Mu’ti bilang pihaknya menguatkan diri untuk menggencarkan dakwah dalam bidang ekonomi, termasuk dalam industri ekstraktif dengan mengelola tambang. Muhammadiyah berkomitmen untuk mengelola kekayaan negara itu sejalan dengan aturan Islam tanpa eksploitasi berlebih yang dapat merusak lingkungan.
“Sesuai ajaran Islam, konstitusi, tata kelola profesional, amanah, penuh tanggung jawab, saksama, berorientasi pada kesejahteraan sosial, menjaga kelestarian alam secara seimbang, dan melibatkan sumber daya insani yang andal dan berintegritas tinggi,” katanya.
Mu’ti menegaskan bahwa keputusan ini tidak diambil tanpa pengkajian terlebih dahulu, melainkan telah mengkajinya dengan melibatkan para pakar di bidangnya.
Presiden Joko Widodo (Jokowi) telah meneken Peraturan Pemerintah (PP) 25/2024 tentang Perubahan Atas PP 96/2021 tentang Pelaksanaan Kegiatan Usaha Pertambangan Mineral dan Batu Bara (Minerba), pada Kamis (30/5/2024).
Dalam Pasal 83A PP 25/2024 menyebutkan bahwa regulasi baru itu mengizinkan organisasi masyarakat (ormas) keagamaan, seperti NU dan Muhammadiyah, mengelola wilayah izin pertambangan khusus (WIUPK).
Aturan tersebut memicu kekhawatiran akan lahirnya konflik horizontal, sebagaimana yang telah disuarakan oleh Jaringan Advokasi Tambang (Jatam) maupun Perhimpunan Mahasiswa Katolik Republik Indonesia (PMKRI) Cabang Semarang.

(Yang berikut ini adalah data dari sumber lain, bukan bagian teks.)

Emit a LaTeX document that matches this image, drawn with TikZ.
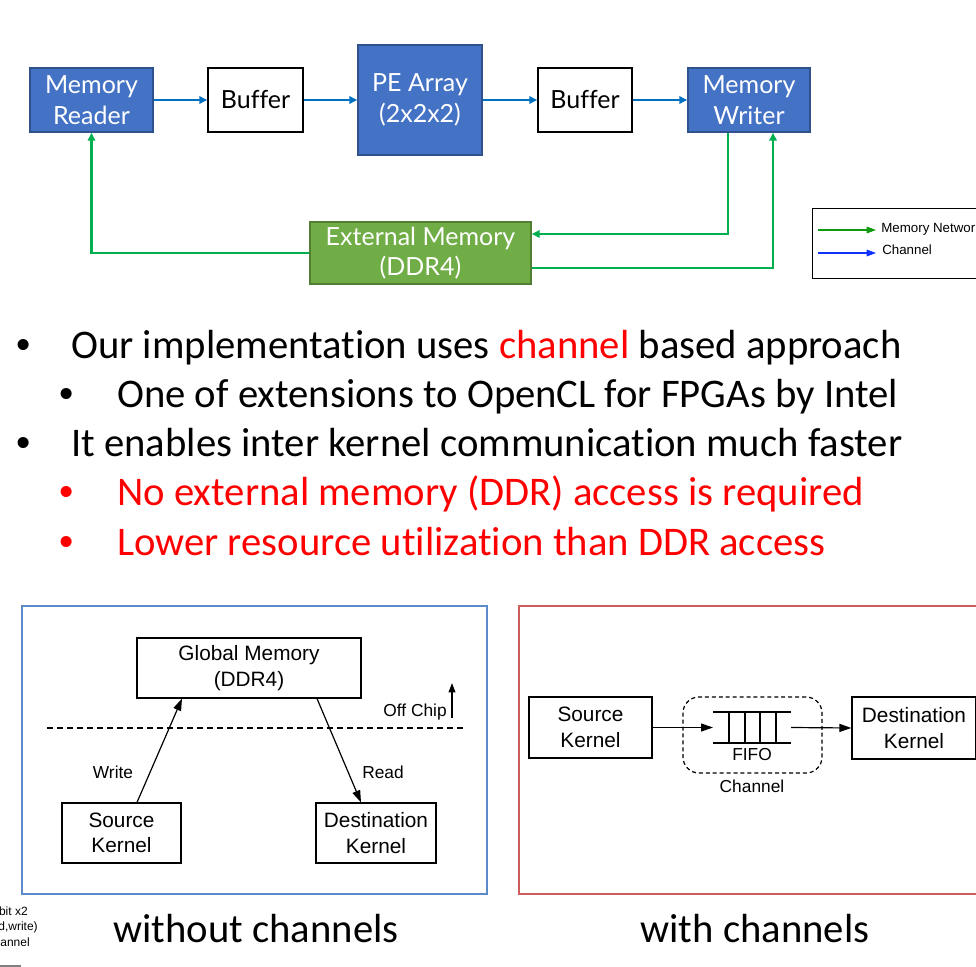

Dikutip dari laman resmi Jatam, Koordinator Jatam Melky Nahar menilai bahwa munculnya Peraturan Pemerintah (PP) Nomor 25 Tahun 2024 yang membuka peluang bagi badan usaha milik ormas keagamaan mengelola usaha pertambangan batu bara dapat memicu konflik antarwarga atau antara komunitas warga dengan agama.